Prime Minister Narendra Modi’s official page on Chinese social media website Weibo went blank on Wednesday with the removal of his photograph and all 115 posts made over the past five years.
Mr. Modi initiated the process to exit Weibo following the Union government’s decision to ban 59 Chinese apps. The government on Monday decided to impose the ban on the apps, including Weibo, citing threats to data security and the sovereignty of India.
This marks a sudden end to Mr. Modi’s “Weibo diplomacy” in China that was launched with much fanfare in 2015 as a means to directly communicate with the people of China before his first visit there as Prime Minister. His first message said, “Hello China! Looking forward to interacting with Chinese friends through Weibo”. The Indian Embassy said at the time this was “a first of a kind attempt by any leader across India.” Mr. Modi had 2.44 lakh followers.
On Tuesday, Mr. Modi’s photograph was removed from his official page, and only two posts of the 115 he posted over the past five years remained. Both had photographs of Mr. Modi with Chinese President Xi Jinping.
It took two days for the last posts to be removed. According to government officials handling the matter, the procedure to exit Weibo was “complex” for official and verified accounts such as Mr. Modi’s and an official process was initiated. The officials said the process was delayed “for reasons best known” to the Chinese side.
“Prime Minister Modi had 115 posts on Weibo. It was decided to manually delete them and after much effort, 113 posts were removed,” said a source. “There were two posts left where Prime Minister Modi and these are posts with photos with President Xi. On Weibo, it is difficult to remove posts with the photo of the Chinese President. Which is why, two posts still remained,” said a source.
Editorial | Control, not delete: On China apps ban
Mr. Modi posted infrequently on Weibo, with 115 posts in five years, although his annual posts on the international day of yoga usually received wide attention in China.
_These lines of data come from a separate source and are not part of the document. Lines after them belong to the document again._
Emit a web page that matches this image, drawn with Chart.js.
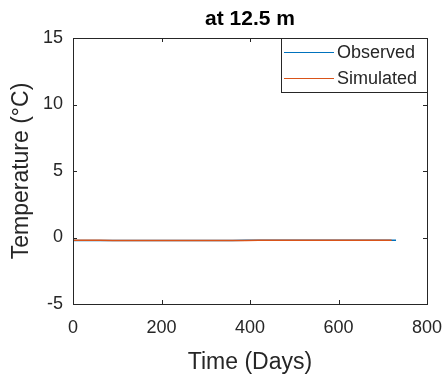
<!DOCTYPE html>
<html><head><meta charset="utf-8">
<script src="https://cdn.jsdelivr.net/npm/chart.js@4/dist/chart.umd.min.js"></script>
<style>html,body{margin:0;padding:0;background:#fff}#w{width:446px;height:377px}</style>
</head><body><div id="w"><canvas id="c" width="446" height="377"></canvas></div>
<script>
const chartTitle = "at 12.5 m";
const xLabel = "Time (Days)";
const yLabel = "Temperature (°C)";
const xTicks = [0, 200, 400, 600, 800];
const yTicks = [-5, 0, 5, 10, 15];
const days = [0, 30, 60, 90, 120, 150, 180, 210, 240, 270, 300, 330, 360, 390, 420, 450, 480, 510, 540, 570, 600, 630, 660, 690, 720, 730];
const observed = [-0.22, -0.22, -0.22, -0.22, -0.23, -0.23, -0.23, -0.23, -0.22, -0.22, -0.22, -0.22, -0.22, -0.21, -0.21, -0.21, -0.21, -0.21, -0.21, -0.2, -0.2, -0.2, -0.2, -0.2, -0.2, -0.2];
const simulated = [-0.2, -0.21, -0.21, -0.22, -0.22, -0.22, -0.22, -0.22, -0.22, -0.22, -0.22, -0.22, -0.22, -0.22, -0.21, -0.21, -0.21, -0.21, -0.21, -0.21, -0.21, -0.21, -0.21, -0.21, -0.21, null];
const seriesNames = ["Observed", "Simulated"];
const seriesColors = ["#0072BD", "#D95319"];

const FONT = "'Liberation Sans', Arial, sans-serif";

const framePlugin = {
  id: 'frame',
  afterDraw(chart) {
    const {ctx, chartArea: a, scales} = chart;
    ctx.save();
    ctx.strokeStyle = '#262626';
    ctx.lineWidth = 1;
    ctx.strokeRect(Math.round(a.left) + 0.5, Math.round(a.top) + 0.5, Math.round(a.right - a.left), Math.round(a.bottom - a.top));
    const tl = 4;
    ctx.beginPath();
    xTicks.forEach(v => {
      const x = Math.round(scales.x.getPixelForValue(v)) + 0.5;
      ctx.moveTo(x, a.bottom); ctx.lineTo(x, a.bottom - tl);
      ctx.moveTo(x, a.top); ctx.lineTo(x, a.top + tl);
    });
    yTicks.forEach(v => {
      const y = Math.round(scales.y.getPixelForValue(v)) + 0.5;
      ctx.moveTo(a.left, y); ctx.lineTo(a.left + tl, y);
      ctx.moveTo(a.right, y); ctx.lineTo(a.right - tl, y);
    });
    ctx.stroke();
    // title
    ctx.fillStyle = '#000';
    ctx.font = 'bold 21px ' + FONT;
    ctx.textAlign = 'center';
    ctx.textBaseline = 'middle';
    ctx.fillText(chartTitle, (a.left + a.right) / 2, 19);
    // legend
    const lx = 281, ly = Math.round(a.top), lw = Math.round(a.right) - 281, lh = 54;
    ctx.fillStyle = '#fff';
    ctx.fillRect(lx, ly, lw, lh);
    ctx.strokeStyle = '#262626';
    ctx.strokeRect(lx + 0.5, ly + 0.5, lw, lh);
    ctx.font = '18px ' + FONT;
    ctx.textAlign = 'left';
    seriesNames.forEach((n, i) => {
      const y = ly + 14 + i * 26;
      ctx.strokeStyle = seriesColors[i];
      ctx.lineWidth = 1.2;
      ctx.beginPath(); ctx.moveTo(284, y + 0.5); ctx.lineTo(334, y + 0.5); ctx.stroke();
      ctx.fillStyle = '#262626';
      ctx.fillText(n, 337, y + 1);
    });
    ctx.restore();
  }
};

new Chart(document.getElementById('c'), {
  type: 'line',
  data: {
    datasets: [
      {label: seriesNames[0], data: days.map((d, i) => ({x: d, y: observed[i]})), borderColor: seriesColors[0], borderWidth: 1.5, pointRadius: 0, fill: false, order: 2},
      {label: seriesNames[1], data: days.map((d, i) => ({x: d, y: simulated[i]})), borderColor: seriesColors[1], borderWidth: 1.5, pointRadius: 0, fill: false, order: 1}
    ]
  },
  options: {
    responsive: false,
    animation: false,
    devicePixelRatio: 1,
    layout: {padding: {top: 38, right: 19, left: 0, bottom: 0}},
    plugins: {legend: {display: false}, title: {display: false}, tooltip: {enabled: false}},
    scales: {
      x: {
        type: 'linear', min: 0, max: 800,
        afterBuildTicks(s) { s.ticks = xTicks.map(v => ({value: v})); },
        afterFit(s) { s.height = 73; s.paddingLeft = 0; s.paddingRight = 0; },
        grid: {display: false, drawTicks: false},
        border: {display: false},
        ticks: {color: '#262626', font: {family: FONT, size: 18}, padding: 13, maxRotation: 0},
        title: {display: true, text: xLabel, color: '#262626', font: {family: FONT, size: 23}, padding: {top: 2, bottom: 1}}
      },
      y: {
        type: 'linear', min: -5, max: 15,
        afterBuildTicks(s) { s.ticks = yTicks.map(v => ({value: v})); },
        afterFit(s) { s.width = 73; s.paddingTop = 0; s.paddingBottom = 0; },
        grid: {display: false, drawTicks: false},
        border: {display: false},
        ticks: {color: '#262626', font: {family: FONT, size: 18}, padding: 10},
        title: {display: true, text: yLabel, color: '#262626', font: {family: FONT, size: 23}, padding: {top: 8, bottom: 2}}
      }
    }
  },
  plugins: [framePlugin]
});
</script></body></html>
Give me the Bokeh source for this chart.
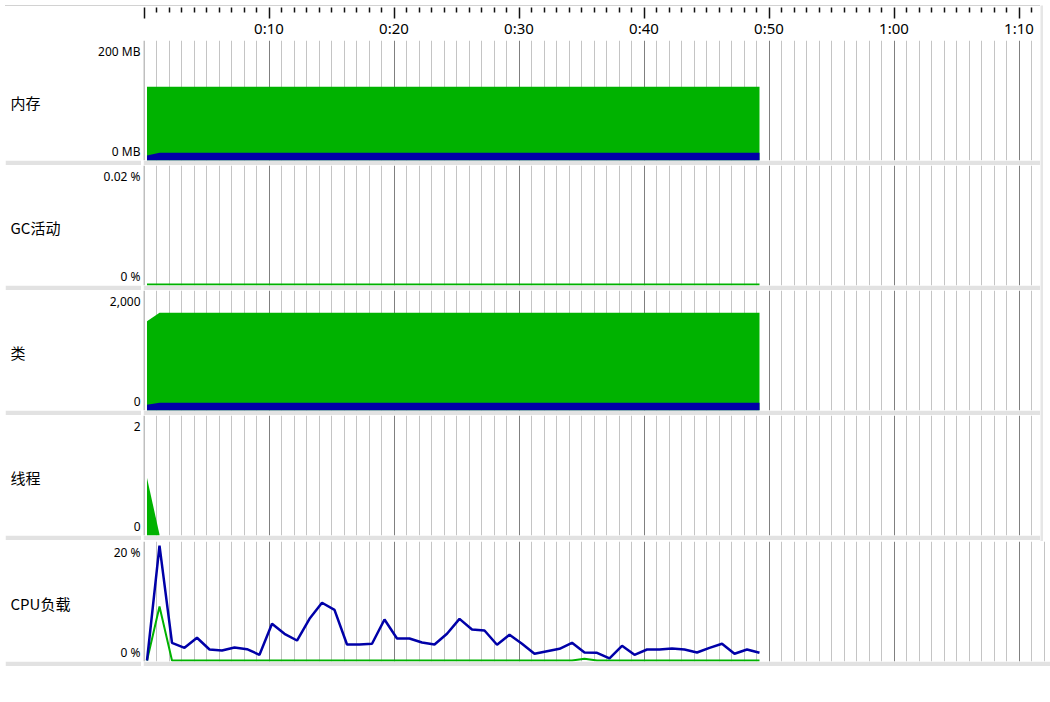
from bokeh.plotting import figure
from bokeh.layouts import column, row
from bokeh.models import Range1d, FixedTicker, Span
from bokeh.core.properties import value
from bokeh.embed import file_html
from bokeh.resources import INLINE

# ---------------- data ----------------
time_s = [0.24, 1.24, 2.24, 3.24, 4.24, 5.24, 6.24, 7.24, 8.24, 9.24,
          10.24, 11.24, 12.24, 13.24, 14.24, 15.24, 16.24, 17.24, 18.24, 19.24,
          20.24, 21.24, 22.24, 23.24, 24.24, 25.24, 26.24, 27.24, 28.24, 29.24,
          30.24, 31.24, 32.24, 33.24, 34.24, 35.24, 36.24, 37.24, 38.24, 39.24,
          40.24, 41.24, 42.24, 43.24, 44.24, 45.24, 46.24, 47.24, 48.24, 49.24]

heap_size_mb = [122.2, 122.2, 122.2, 122.2, 122.2, 122.2, 122.2, 122.2, 122.2, 122.2,
                122.2, 122.2, 122.2, 122.2, 122.2, 122.2, 122.2, 122.2, 122.2, 122.2,
                122.2, 122.2, 122.2, 122.2, 122.2, 122.2, 122.2, 122.2, 122.2, 122.2,
                122.2, 122.2, 122.2, 122.2, 122.2, 122.2, 122.2, 122.2, 122.2, 122.2,
                122.2, 122.2, 122.2, 122.2, 122.2, 122.2, 122.2, 122.2, 122.2, 122.2]
heap_used_mb = [6.7, 11.3, 11.3, 11.3, 11.3, 11.3, 11.3, 11.3, 11.3, 11.3,
                11.3, 11.3, 11.3, 11.3, 11.3, 11.3, 11.3, 11.3, 11.3, 11.3,
                11.3, 11.3, 11.3, 11.3, 11.3, 11.3, 11.3, 11.3, 11.3, 11.3,
                11.3, 11.3, 11.3, 11.3, 11.3, 11.3, 11.3, 11.3, 11.3, 11.3,
                11.3, 11.3, 11.3, 11.3, 11.3, 11.3, 11.3, 11.3, 11.3, 11.3]

gc_activity_pct = [0, 0, 0, 0, 0, 0, 0, 0, 0, 0,
                   0, 0, 0, 0, 0, 0, 0, 0, 0, 0,
                   0, 0, 0, 0, 0, 0, 0, 0, 0, 0,
                   0, 0, 0, 0, 0, 0, 0, 0, 0, 0,
                   0, 0, 0, 0, 0, 0, 0, 0, 0, 0]

classes_total = [1484, 1625, 1625, 1625, 1625, 1625, 1625, 1625, 1625, 1625,
                 1625, 1625, 1625, 1625, 1625, 1625, 1625, 1625, 1625, 1625,
                 1625, 1625, 1625, 1625, 1625, 1625, 1625, 1625, 1625, 1625,
                 1625, 1625, 1625, 1625, 1625, 1625, 1625, 1625, 1625, 1625,
                 1625, 1625, 1625, 1625, 1625, 1625, 1625, 1625, 1625, 1625]
classes_shared = [79, 113, 113, 113, 113, 113, 113, 113, 113, 113,
                  113, 113, 113, 113, 113, 113, 113, 113, 113, 113,
                  113, 113, 113, 113, 113, 113, 113, 113, 113, 113,
                  113, 113, 113, 113, 113, 113, 113, 113, 113, 113,
                  113, 113, 113, 113, 113, 113, 113, 113, 113, 113]

threads_time = [0.24, 1.24]
threads_live = [0.95, 0]

cpu_load_pct = [0.0, 19.3, 2.97, 2.13, 3.82, 1.85, 1.68, 2.18, 1.9, 0.96,
                6.17, 4.49, 3.36, 7.0, 9.7, 8.52, 2.69, 2.69, 2.81, 6.89,
                3.7, 3.7, 3.03, 2.69, 4.49, 7.0, 5.21, 5.04, 2.64, 4.32,
                2.81, 1.13, 1.56, 1.97, 2.97, 1.34, 1.29, 0.34, 2.47, 0.96,
                1.85, 1.85, 2.02, 1.85, 1.34, 2.13, 2.81, 1.13, 1.85, 1.29]
gc_cpu_pct = [0.0, 9.08, 0, 0, 0, 0, 0, 0, 0, 0,
              0, 0, 0, 0, 0, 0, 0, 0, 0, 0,
              0, 0, 0, 0, 0, 0, 0, 0, 0, 0,
              0, 0, 0, 0, 0, 0.3, 0, 0, 0, 0,
              0, 0, 0, 0, 0, 0, 0, 0, 0, 0]

panel_names = ["内存", "GC活动", "类", "线程", "CPU负载"]
tick_top = ["200 MB", "0.02 %", "2,000", "2", "20 %"]
tick_bottom = ["0 MB", "0 %", "0", "0", "0 %"]
axis_max = [200, 0.02, 2000, 2, 20]

time_ticks = [0, 10, 20, 30, 40, 50, 60, 70]
time_labels = ["", "0:10", "0:20", "0:30", "0:40", "0:50", "1:00", "1:10"]
minor_time_ticks = [1, 2, 3, 4, 5, 6, 7, 8, 9, 11, 12, 13, 14, 15, 16, 17, 18, 19,
                    21, 22, 23, 24, 25, 26, 27, 28, 29, 31, 32, 33, 34, 35, 36, 37, 38, 39,
                    41, 42, 43, 44, 45, 46, 47, 48, 49, 51, 52, 53, 54, 55, 56, 57, 58, 59,
                    61, 62, 63, 64, 65, 66, 67, 68, 69, 71, 72]

# ---------------- styling / layout ----------------
GREEN = "#00b200"
BLUE = "#0000a8"
BAND = "#e2e2e2"
MINOR = "#c4c4c4"
MAJOR = "#808080"
PX_PER_S = 12.5
FRAME_W = 897          # chart frames of the upper rows (end at the side panel)
FRAME_W_LAST = 907     # the bottom row runs to the window edge
LEFT_W = 136
GAP = 2
PANEL_H = 120
BAND_H = 5
TOP_H = 35

x_start = -0.04
xr = Range1d(x_start, x_start + FRAME_W / PX_PER_S)
xr_last = Range1d(x_start, x_start + FRAME_W_LAST / PX_PER_S)

CJK = value("Noto Sans CJK SC")
NUM = value("Noto Sans")


def make_top():
    p = figure(width=LEFT_W + GAP + FRAME_W, height=TOP_H, x_range=xr, y_range=Range1d(0, 1),
               output_backend="svg", toolbar_location=None,
               y_axis_location=None, x_axis_location="below",
               min_border_left=LEFT_W + GAP, min_border_right=0, min_border_top=0,
               min_border_bottom=TOP_H - 1, outline_line_color=None,
               styles={"border-top": "1px solid #d2d2d2"})
    ax = p.xaxis[0]
    ax.ticker = FixedTicker(ticks=time_ticks, minor_ticks=minor_time_ticks)
    ax.major_label_overrides = dict(zip(time_ticks, time_labels))
    ax.axis_line_color = None
    ax.major_tick_in = 0
    ax.major_tick_out = 11
    ax.minor_tick_in = 0
    ax.minor_tick_out = 5
    ax.major_tick_line_color = "#111111"
    ax.minor_tick_line_color = "#111111"
    ax.major_tick_line_width = 1.5
    ax.minor_tick_line_width = 1.5
    ax.major_label_text_font = "Noto Sans"
    ax.major_label_text_font_size = "15px"
    ax.major_label_text_color = "#000000"
    ax.major_label_standoff = -1
    p.xgrid.visible = False
    p.ygrid.visible = False
    return p


def make_panel(i, draw, frame_w, x_range):
    ymax = axis_max[i]
    yr = Range1d(-ymax / (PANEL_H - 1), ymax)

    left = figure(width=LEFT_W, height=PANEL_H + BAND_H, x_range=Range1d(0, LEFT_W), y_range=yr,
                  output_backend="svg", toolbar_location=None,
                  x_axis_location=None, y_axis_location=None,
                  min_border_left=0, min_border_right=0, min_border_top=0, min_border_bottom=BAND_H,
                  border_fill_color=BAND, background_fill_color="white", outline_line_color=None)
    left.xgrid.visible = False
    left.ygrid.visible = False
    left.text(x=[5], y=[(yr.start + yr.end) / 2], text=[panel_names[i]],
              text_font=CJK, text_font_size="15px", text_color="#000000",
              text_align="left", text_baseline="middle", y_offset=2)
    left.text(x=[135], y=[ymax], text=[tick_top[i]],
              text_font=NUM, text_font_size="12px", text_color="#000000",
              text_align="right", text_baseline="middle", y_offset=10.5)
    left.text(x=[135], y=[0], text=[tick_bottom[i]],
              text_font=NUM, text_font_size="12px", text_color="#000000",
              text_align="right", text_baseline="middle", y_offset=-8.5)

    chart = figure(width=frame_w, height=PANEL_H + BAND_H, x_range=x_range, y_range=yr,
                   output_backend="svg", toolbar_location=None,
                   x_axis_location=None, y_axis_location=None,
                   min_border_left=0, min_border_right=0, min_border_top=0, min_border_bottom=BAND_H,
                   border_fill_color=BAND, background_fill_color="white", outline_line_color=None)
    chart.xgrid.ticker = FixedTicker(ticks=time_ticks[1:], minor_ticks=minor_time_ticks)
    chart.xgrid.grid_line_color = MAJOR
    chart.xgrid.minor_grid_line_color = MINOR
    chart.ygrid.visible = False
    chart.add_layout(Span(location=0, dimension="height", line_color=MAJOR, line_width=1))
    draw(chart, yr)
    return row(left, chart, spacing=GAP)


def draw_memory(p, yr):
    p.varea(x=time_s, y1=yr.start, y2=heap_size_mb, fill_color=GREEN)
    p.varea(x=time_s, y1=yr.start, y2=heap_used_mb, fill_color=BLUE)


def draw_gc(p, yr):
    p.line(x=time_s, y=gc_activity_pct, line_color=GREEN, line_width=2)


def draw_classes(p, yr):
    p.varea(x=time_s, y1=yr.start, y2=classes_total, fill_color=GREEN)
    p.varea(x=time_s, y1=yr.start, y2=classes_shared, fill_color=BLUE)


def draw_threads(p, yr):
    p.varea(x=threads_time, y1=yr.start, y2=threads_live, fill_color=GREEN)


def draw_cpu(p, yr):
    p.line(x=time_s, y=gc_cpu_pct, line_color=GREEN, line_width=2)
    p.line(x=time_s, y=cpu_load_pct, line_color=BLUE, line_width=2.5)


upper_rows = [make_panel(0, draw_memory, FRAME_W, xr), make_panel(1, draw_gc, FRAME_W, xr),
              make_panel(2, draw_classes, FRAME_W, xr), make_panel(3, draw_threads, FRAME_W, xr)]
last_row = make_panel(4, draw_cpu, FRAME_W_LAST, xr_last)

upper_h = TOP_H + 1 + 4 * (PANEL_H + BAND_H)
# thin shadow of the side panel that covers the right edge of the upper rows
shadow = figure(width=3, height=upper_h, output_backend="svg", toolbar_location=None,
                x_axis_location=None, y_axis_location=None,
                min_border_left=0, min_border_right=0, min_border_top=0, min_border_bottom=0,
                background_fill_color="#e6e6e6", border_fill_color="#e6e6e6",
                outline_line_color=None)
shadow.xgrid.visible = False
shadow.ygrid.visible = False

upper = row(column(make_top(), *upper_rows, spacing=0), shadow, spacing=0)
layout = column(upper, last_row, spacing=0, margin=(5, 0, 0, 5))

open("out.html", "w").write(file_html(layout, INLINE))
Among his most forwarded posts were his birthday greetings to President Xi conveyed every year.
On June 20, three statements by the Indian Embassy on the recent border tensions posted on its account on WeChat, another popular social media app, were removed by Chinese authorities. A message following the removal said the posts were taken down for violating regulations. Social media in China are subjected to extensive censorship regime. Among the foreign sites blocked in China are WhatsApp, Facebook, Twitter and YouTube.
Chinese reaction to apps ban
On Tuesday, China hit out at the move by India to block 59 apps. It described the action as “a deliberate interference in practical cooperation” between the two countries.
China’s State media warned that the move would bring economic repercussions, such as affecting outbound Chinese investment into India.
In separate statements issued by its Foreign Ministry and Embassy in New Delhi, Beijing called on India to review the move. “India’s measure, selectively and discriminatorily aims at certain Chinese apps on ambiguous and far-fetched grounds, runs against fair and transparent procedure requirements, abuses national security exceptions, and suspects of violating the WTO rules,” the Embassy said. “It also goes against the general trend of international trade and E-commerce, and is not conducive to consumer interests and the market competition in India.”
The ban was one of the most discussed topics on Chinese social media this week. In an editorial, the Communist Party-run Global Times slammed what it said was “a lacklustre explanation for the nonsensical move”. “If India’s sovereignty can be damaged by a handful of apps, just how vulnerable is it?” the paper said. “It was not long before Indians realised that turning nationalist rhetoric into action is more difficult, as there are no available and affordable alternatives to Chinese-made products such as smartphones, chemicals, automotive components and many other items… It seems that not only has the Modi government failed to rein in the rising nationalism among Indians, it has also yielded to domestic pressure and even encouraged such a boycott to escalate.”
Dip in investment
The newspaper said it had conducted a survey of experts who “predicted Chinese overseas direct investment (ODI) into India will drop sharply in 2020, with two experts forecasting a more than 50 per cent cut.”
“Bad feelings go both ways, and the chance for China-India relationship to pick up in the short-term is slim. Chinese investors are on the edge with risk-aversion instinct kicking in,” Qian Feng, director of the research department of the National Strategy Institute at Tsinghua University, told the paper, adding that the coming year would not only see a 50 per cent fall in Chinese investments in India, but would be “a turning point” in economic relations.